Fry: I don’t know any other job that involves so many aspects of human culture and life. It’s about language, mathematics, geometry of the line and the eye and angle of a camera — angle is used more than any other word on a film set, it’s straight from Euclid. Tell me another job that involves costume, design, makeup, movement, color, pictures, esthetics, psychology of human behavior, speech, music, sound, architecture…
iW: Is that daunting?
Fry: It’s fantastically exciting. It’s very daunting when you start. But the beauty of it is there’s an established way of making films. Once the money’s there and you have a pre-production office and it’s just you and a few production people. [You hope] they’re not just going to match your vision — they’re going to exceed it. I told Michael Howell, the production designer, ‘I want these parties to be quite decadent’. And he said, ‘yes, I designed a party once and I had dwarves throwing snowballs in a park’. And I said that’s the kind of thing!

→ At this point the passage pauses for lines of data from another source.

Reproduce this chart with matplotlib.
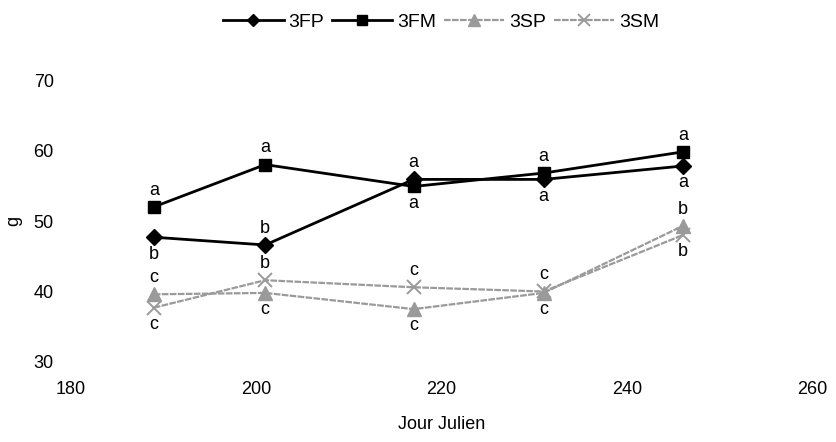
import matplotlib.pyplot as plt

plt.rcParams['font.family'] = ['Liberation Sans', 'DejaVu Sans']

jours = [189, 201, 217, 231, 246]
fp = [47.7, 46.6, 55.9, 55.9, 57.8]
fm = [52.0, 58.0, 54.9, 56.8, 59.8]
sp = [39.6, 39.8, 37.5, 39.8, 49.3]
sm = [37.7, 41.6, 40.6, 40.0, 48.0]

# lettres de significativite, avec position (+1 dessus, -1 dessous)
fp_let = ['b', 'b', 'a', 'a', 'a']
fp_pos = [-1, 1, 1, -1, -1]
fm_let = ['a', 'a', 'a', 'a', 'a']
fm_pos = [1, 1, -1, 1, 1]
sp_let = ['c', 'c', 'c', 'c', 'b']
sp_pos = [1, -1, -1, -1, 1]
sm_let = ['c', 'b', 'c', 'c', 'b']
sm_pos = [-1, 1, 1, 1, -1]

fig = plt.figure(figsize=(8.37, 4.42), dpi=100)
ax = fig.add_axes([0.084, 0.181, 0.887, 0.638])

grey = '#9a9a9a'
ax.plot(jours, fp, color='black', lw=2, marker='D', ms=8, label='3FP', zorder=4)
ax.plot(jours, fm, color='black', lw=2, marker='s', ms=9, label='3FM', zorder=4)
ax.plot(jours, sp, color=grey, lw=1.6, ls=(0, (3, 0.6)), marker='^', ms=10, label='3SP', zorder=3)
ax.plot(jours, sm, color=grey, lw=1.6, ls=(0, (3, 0.6)), marker='x', ms=10, mew=1.4, label='3SM', zorder=3)

for vals, lets, pos in [(fp, fp_let, fp_pos), (fm, fm_let, fm_pos),
                        (sp, sp_let, sp_pos), (sm, sm_let, sm_pos)]:
    for x, y, t, p in zip(jours, vals, lets, pos):
        ax.annotate(t, (x, y), xytext=(0, 6 * p), textcoords='offset points',
                    ha='center', va='bottom' if p > 0 else 'top', fontsize=13)

ax.set_xlim(180, 260)
ax.set_ylim(30, 70)
ax.set_xticks([180, 200, 220, 240, 260])
ax.set_yticks([30, 40, 50, 60, 70])
ax.tick_params(length=0, labelsize=13, pad=14)
ax.tick_params(axis='y', pad=12)
for s in ax.spines.values():
    s.set_visible(False)
ax.set_xlabel('Jour Julien', fontsize=13, labelpad=13)
ax.set_ylabel('g', fontsize=13, labelpad=8)

fig.legend(loc='upper center', bbox_to_anchor=(0.527, 1.01), ncol=4, frameon=False,
           fontsize=14, handlelength=3.1, columnspacing=0.4, handletextpad=0.25,
           markerscale=0.8)

fig.savefig('out.png')
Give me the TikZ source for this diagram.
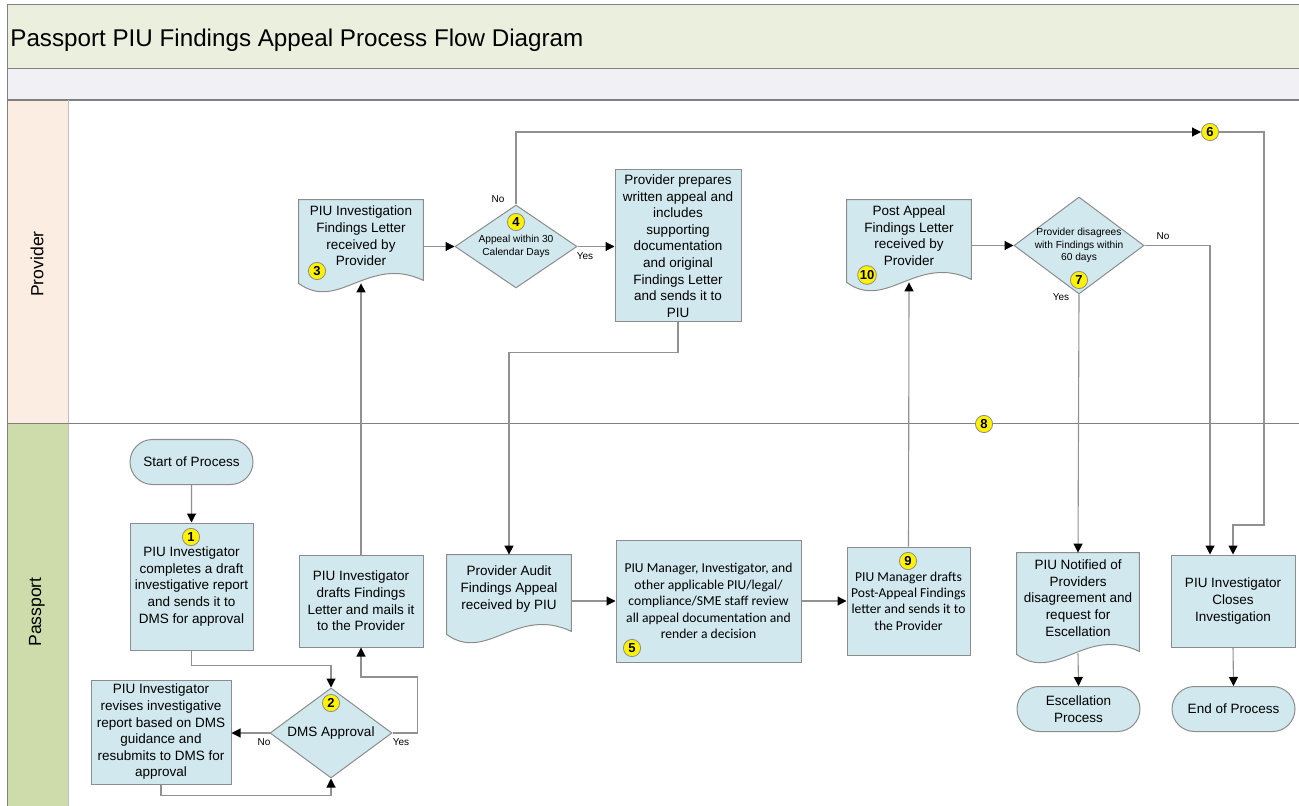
\documentclass[tikz,border=0pt]{standalone}
\usepackage{fontspec}
\setmainfont{Liberation Sans}
\newfontfamily\calfont{Carlito}
\usetikzlibrary{shapes,arrows.meta,calc}

\definecolor{titlegreen}{RGB}{235,239,222}
\definecolor{bandgray}{RGB}{240,240,245}
\definecolor{provpeach}{RGB}{252,237,227}
\definecolor{passgreen}{RGB}{206,219,170}
\definecolor{boxblue}{RGB}{209,232,238}
\definecolor{edgegray}{RGB}{140,140,140}
\definecolor{linegray}{RGB}{145,145,145}

\pgfdeclarelayer{lanes}
\pgfdeclarelayer{shapes}
\pgfsetlayers{lanes,shapes,main}

\tikzset{
  bodyfont/.style={font=\fontsize{6.75}{8.3}\selectfont},
  procbox/.style={rectangle, draw=edgegray, fill=boxblue, line width=0.5pt, inner sep=0pt, align=center, bodyfont},
  termbox/.style={rounded rectangle, draw=edgegray, fill=boxblue, line width=0.5pt, inner sep=0pt,
    minimum width=61.5pt, minimum height=22.5pt, align=center, bodyfont},
  decision/.style={diamond, aspect=1.4, draw=edgegray, fill=boxblue, line width=0.5pt, inner sep=-3pt, align=center,
    font=\fontsize{5.1}{6.2}\selectfont},
  docbox/.style={rectangle, inner sep=0pt, minimum width=62pt, align=center, bodyfont},
  docedge/.style={draw=edgegray, fill=boxblue, line width=0.5pt},
  badge/.style={circle, fill=yellow, draw=edgegray, line width=0.4pt, inner sep=0pt, minimum size=8.6pt,
    font=\bfseries\fontsize{6.5}{7}\selectfont},
  flow/.style={draw=linegray, line width=0.55pt, -{Triangle[length=4.5pt,width=4.5pt,color=black]}},
  tag/.style={font=\fontsize{5}{6}\selectfont, inner sep=0pt},
  lanerule/.style={draw=gray, line width=0.5pt},
}

\newcommand{\docoutline}[1]{%
  \begin{pgfonlayer}{shapes}
  \draw[docedge] (#1.north west) -- ($(#1.south west)+(0,11)$)
    .. controls ($(#1.south west)+(40,40)$) and ($(#1.south east)+(-55,-18)$) .. ($(#1.south east)+(0,8)$)
    -- (#1.north east) -- cycle;
  \end{pgfonlayer}}

\begin{document}
\begin{tikzpicture}[x=0.5pt,y=-0.5pt]
\useasboundingbox (0,0) rectangle (1299,806);

\begin{pgfonlayer}{lanes}
\fill[titlegreen] (7,5) rectangle (1305,69);
\fill[bandgray] (7,69) rectangle (1305,100);
\fill[provpeach] (7,100) rectangle (68,424);
\fill[passgreen] (7,424) rectangle (68,812);
\draw[lanerule] (1305,5) -- (7,5) -- (7,812);
\draw[lanerule] (7,69) -- (1305,69);
\draw[lanerule, line width=0.8pt] (7,100) -- (1305,100);
\draw[lanerule, draw=lightgray] (68,100) -- (68,812);
\draw[lanerule] (7,424) -- (1305,424);
\end{pgfonlayer}

\node[anchor=west, inner sep=0pt, font=\fontsize{12.1}{14}\selectfont] (title) at (10,40)
  {Passport PIU Findings Appeal Process Flow Diagram};
\node[rotate=90, font=\fontsize{8.8}{10}\selectfont] (provlane) at (37,264) {Provider};
\node[rotate=90, font=\fontsize{8.8}{10}\selectfont] (passlane) at (37,612) {Passport};

% Passport lane
\node[termbox] (start) at (191.5,462) {Start of Process};
\node[procbox, minimum width=61.5pt, minimum height=63.5pt] (report) at (191.5,586.5)
  {PIU Investigator\\completes a draft\\investigative report\\and sends it to\\DMS for approval};
\node[procbox, minimum width=70pt, minimum height=52pt] (revise) at (161,732)
  {PIU Investigator\\revises investigative\\report based on DMS\\guidance and\\resubmits to DMS for\\approval};
\node[decision, minimum width=61pt, minimum height=45pt, bodyfont] (dms) at (331,733) {DMS Approval};
\node[procbox, minimum width=62pt, minimum height=46pt] (drafts) at (361,601)
  {PIU Investigator\\drafts Findings\\Letter and mails it\\to the Provider};
\node[docbox, minimum height=34pt] (auditdoc) at (509,589)
  {Provider Audit\\Findings Appeal\\received by PIU};
\node[procbox, minimum width=92.5pt, minimum height=61pt, font=\calfont\fontsize{6.8}{8.2}\selectfont] (review) at (708.5,601)
  {PIU Manager, Investigator, and\\other applicable PIU/legal/\\compliance/SME staff review\\all appeal documentation and\\render a decision};
\node[procbox, minimum width=61.5pt, minimum height=54pt, font=\calfont\fontsize{6.8}{8.2}\selectfont, text depth=-14pt] (postdraft) at (908.5,601)
  {PIU Manager drafts\\Post-Appeal Findings\\letter and sends it to\\the Provider};
\node[docbox, minimum width=61pt, minimum height=45pt] (notified) at (1078,598)
  {PIU Notified of\\Providers\\disagreement and\\request for\\Escellation};
\node[procbox, minimum width=62pt, minimum height=46pt] (closes) at (1233,601)
  {PIU Investigator\\Closes\\Investigation};
\node[termbox] (escproc) at (1078.5,709) {Escellation\\Process};
\node[termbox] (endproc) at (1233.5,709) {End of Process};

% Provider lane
\node[docbox, minimum height=36pt] (letter) at (361,236)
  {PIU Investigation\\Findings Letter\\received by\\Provider};
\node[decision, minimum width=61pt, minimum height=41.5pt] (appeal) at (516,246.5)
  {Appeal within 30\\Calendar Days};
\node[procbox, minimum width=63pt, minimum height=76pt] (prepares) at (678,246)
  {Provider prepares\\written appeal and\\includes\\supporting\\documentation\\and original\\Findings Letter\\and sends it to\\PIU};
\node[docbox, minimum height=35.5pt] (postletter) at (909,235.5)
  {Post Appeal\\Findings Letter\\received by\\Provider};
\node[decision, minimum width=65pt, minimum height=48.5pt] (disagree) at (1079,245.5)
  {Provider disagrees\\with Findings within\\60 days};

\docoutline{letter}
\docoutline{auditdoc}
\docoutline{postletter}
\docoutline{notified}

% step numbers
\node[badge] (b1) at (191,537) {1};
\node[badge] (b2) at (331,703) {2};
\node[badge] (b3) at (317,271) {3};
\node[badge] (b4) at (516,222) {4};
\node[badge] (b5) at (632,648) {5};
\node[badge] (b6) at (1210,132) {6};
\node[badge] (b7) at (1079,280) {7};
\node[badge] (b8) at (984,424) {8};
\node[badge] (b9) at (908,561) {9};
\node[badge, minimum size=9.4pt] (b10) at (867,275) {10};

\coordinate (bend6) at (1264,525);

\draw[flow] (start) -- (report);
\draw[flow] (report.south) -- ++(0,15) -| (dms.north);
\draw[flow] (dms.west) -- (revise.east |- dms.west);
\draw[flow] (revise.south) -- ++(0,11) -| (dms.south);
\draw[flow] (dms.east) -| ++(25,-56) -| (drafts.south);
\draw[flow] (drafts.north) -- ($(letter.south)+(0,11)$);
\draw[flow] (appeal.west -| letter.east) -- (appeal.west);
\draw[flow] (appeal.east) -- (prepares.west |- appeal.east);
\draw[flow] (appeal.north) |- (b6.west);
\draw[flow] (b6.east) -| (bend6) -| (closes.north);
\draw[flow] (prepares.south) -- ++(0,30) -| (auditdoc.north);
\draw[flow] (review.west -| auditdoc.east) -- (review.west);
\draw[flow] (review.east) -- (postdraft.west);
\draw[flow] (postdraft.north) -- ($(postletter.south)+(0,11)$);
\draw[flow] (disagree.west -| postletter.east) -- (disagree.west);
\draw[flow] (disagree.east) -| ($(closes.north)+(-23,0)$);
\draw[flow] (disagree.south) -- (notified.north);
\draw[flow] ($(notified.south)+(0,10)$) -- (escproc.north);
\draw[flow] (closes.south) -- (endproc.north);

\node[tag] (dmsno) at (264,742) {No};
\node[tag] (dmsyes) at (401,742) {Yes};
\node[tag] (appealno) at (498,199) {No};
\node[tag] (appealyes) at (585,256) {Yes};
\node[tag] (disagreeno) at (1163,236) {No};
\node[tag] (disagreeyes) at (1061,297) {Yes};
\end{tikzpicture}
\end{document}
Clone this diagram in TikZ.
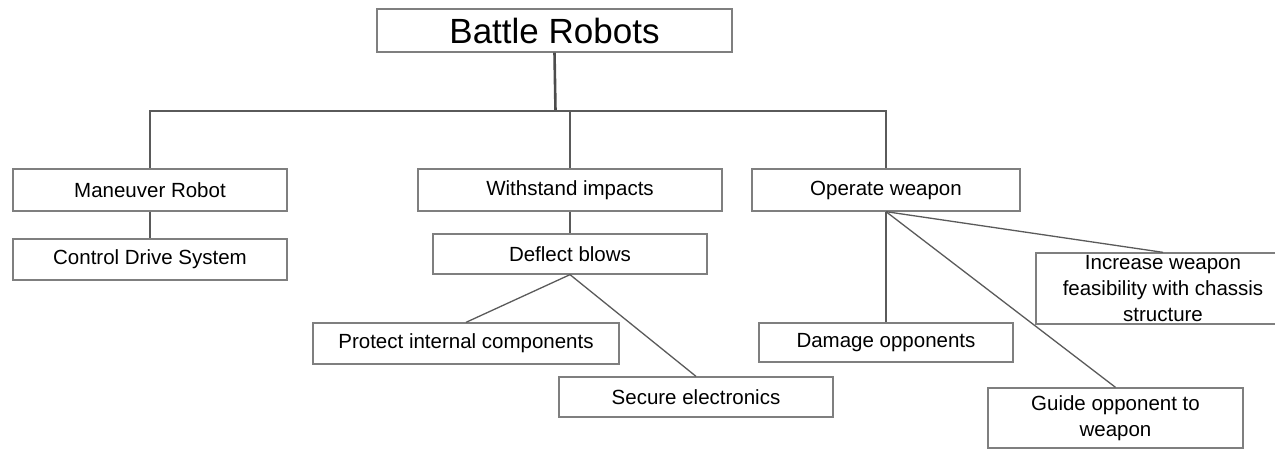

iW: It seems to me you’ve emphasized the gay element in your film.
Fry: I kind of made it more manifest. Waugh named the character Miles Malpractice. How much more could he have spelled it out without being banned? Because these things were not usually written about in 1928. Miles is based on two real historical figures called Brian Howard and Harold Acton from Waugh’s Oxford days.
iW: The Miles in your film, especially after he’s exiled to France, seems awfully like Oscar Wilde.
Fry: Well, it’s Wilde and… six and a half thousand other gay people. It’s what gay people did: the police were after you, you escaped to France.
iW: Would Waugh like this movie?
Fry: I have no way of knowing. I was extremely pleased just for the sake of our publicity that his family adored it and think it’s the best adaptation of Waugh there’s bean. But he was a curmudgeonly old sod and hated anything modern, so I doubt it.